Court records show that Manookian testified under oath that he was merely a lawyer representing DISF and that his client is Felipe DeMase, who he says is a joint citizen of Italy and Argentina who contacted Manookian through the firm’s website about setting up the foundation.
When asked for specific details about DeMase, Manookian claimed he could not answer because the information was protected by attorney-client privilege.
Lawyers for Diamond Doctor say Manookian testified that DeMase visited his office once, but that no receptionists or other law firm staff could verify his existence because none were working that day and that the firm’s security cameras were not working either.
“Based on the record before the court, it is more likely than not that the DISF is an alter ego controlled by defendants, and Felipe DeMase is a fictitious individual,” Judge Johnson ruled.
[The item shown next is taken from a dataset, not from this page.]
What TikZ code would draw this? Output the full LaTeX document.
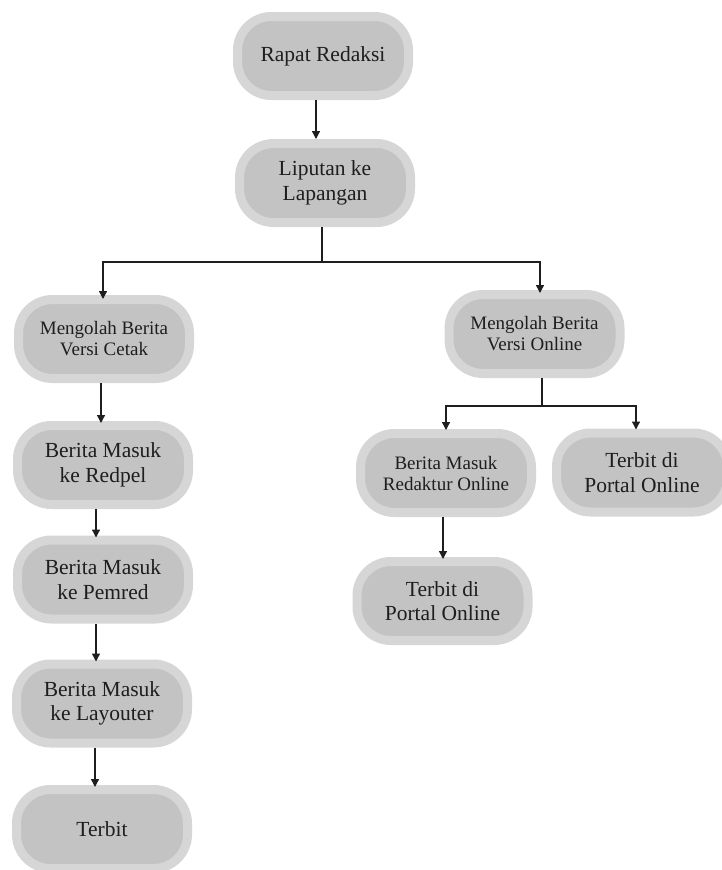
\documentclass[tikz,border=0pt]{standalone}
\usepackage{fontspec}
\setmainfont{Liberation Serif}
\usetikzlibrary{arrows.meta}
\definecolor{boxin}{HTML}{C3C3C3}
\definecolor{boxout}{HTML}{D6D6D6}
\definecolor{ink}{HTML}{1E1E1E}
\tikzset{
  flowbox/.style={rectangle, rounded corners=34pt, fill=boxin, draw=boxout,
    line width=9pt, minimum width=171pt, minimum height=79pt, outer sep=4.5pt,
    inner sep=0pt, align=center, text=ink,
    font=\fontsize{21.5pt}{24.5pt}\selectfont},
  smallbox/.style={flowbox, font=\fontsize{19pt}{21pt}\selectfont},
  arr/.style={draw=ink, line width=1.3pt, -{Triangle[length=8pt,width=8pt]}},
  ln/.style={draw=ink, line width=1.3pt}
}
\begin{document}
\begin{tikzpicture}[x=1pt,y=-1pt]
\clip (0,0) rectangle (722,870);
\fill[white] (0,0) rectangle (722,870);
\node[flowbox] (b1) at (323,56) {Rapat Redaksi};
\node[flowbox] (b2) at (325,183) {Liputan ke\\Lapangan};
\node[smallbox] (b3) at (104,339) {Mengolah Berita\\Versi Cetak};
\node[flowbox] (b4) at (103,465) {Berita Masuk\\ke Redpel};
\node[flowbox] (b5) at (103,579.5) {Berita Masuk\\ke Pemred};
\node[flowbox] (b6) at (102,703.5) {Berita Masuk\\ke Layouter};
\node[flowbox] (b7) at (102,829) {Terbit};
\node[smallbox] (b8) at (534.5,334) {Mengolah Berita\\Versi Online};
\node[smallbox] (b9) at (446,473) {Berita Masuk\\Redaktur Online};
\node[flowbox] (b10) at (442.5,601) {Terbit di\\Portal Online};
\node[flowbox] (b11) at (642,472.5) {Terbit di\\Portal Online};
\coordinate (s1) at (322,262);
\coordinate (s2) at (542,406);
\draw[arr] (b1.south -| 316,0) -- (b2.north -| 316,0);
\draw[ln] (b2.south -| s1) -- (s1);
\draw[arr] (s1) -| ([yshift=-4pt]b3.north -| 103,0);
\draw[arr] (s1) -| ([yshift=-3pt]b8.north -| 540,0);
\draw[arr] (b3.south -| 101,0) -- ([yshift=-2pt]b4.north -| 101,0);
\draw[arr] (b4.south -| 96,0) -- ([yshift=-2pt]b5.north -| 96,0);
\draw[arr] (b5.south -| 96,0) -- ([yshift=-2pt]b6.north -| 96,0);
\draw[arr] (b6.south -| 95,0) -- ([yshift=-2pt]b7.north -| 95,0);
\draw[ln] (b8.south -| s2) -- (s2);
\draw[ln] (446,406) -- (636,406);
\draw[arr] (s2) -| ([yshift=-1pt]b9.north -| 446,0);
\draw[arr] (s2) -| ([yshift=-1pt]b11.north -| 636,0);
\draw[arr] (b9.south -| 443,0) -- ([yshift=-2pt]b10.north -| 443,0);
\end{tikzpicture}
\end{document}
“At the very least, defendants have deliberately obstructed the Court’s efforts to determine how the DISF came into possession of the Diamond Doctor customer information, and defendant Manookian has offered disingenuous testimony and untrustworthy documents in response to the court’s efforts to establish the nature and scope of his alleged representation of the DISF and Felipe DeMase,” Judge Johnson wrote.
“Furthermore, the creation and publication of the DISF websites appears to have been deliberately timed to interfere with or improperly influence potential jurors and witnesses,” the judge wrote. “Accordingly, the court finds Defendants’ bad faith behavior constitutes an abuse of the judicial process that warrants the imposition of sanctions under the court’s inherent powers.”
It was that order, according to Steckler and Johnston, that motivated Manookian’s desire to settle the case.
Johnston said he stood at the lectern before Judge Mazzant in Sherman on Tuesday afternoon to deliver his opening statements when defense counsel sought a delay in the trial in order to discuss a settlement with the plaintiff.
The judge responded that he enjoyed trials, that he believed the jury was eager to hear the facts in this dispute and that the parties could negotiate a possible settlement at the end of the day, after opening statements were finished, according to lawyers in the courtroom.
But lawyers for Manookian stressed that his client was interested in settling at that moment and that it would be too late after opening statements.
“They knew I planned to put serious allegations in the record in my opening and that I planned to call Manookian as my first witness, and they could not afford for Manookian to be forced to answer questions under oath,” Johnston said in an interview with The Texas Lawbook.
“They almost begged the judge to stop the trial so the two sides could negotiate,” Johnston says.
Judge Mazzant finally agreed. The two sides officially reached their settlement agreement at 1:30 a.m. on Wednesday.
Johnston says his clients did not file a complaint with the FBI, but that they are cooperating.
“Every time the FBI calls, we answer their questions,” he says.
The case is Diamond Consortium, Inc. et al v. Manookian, case number 4:16-cv-00094, in the U.S. District Court for the Eastern District of Texas.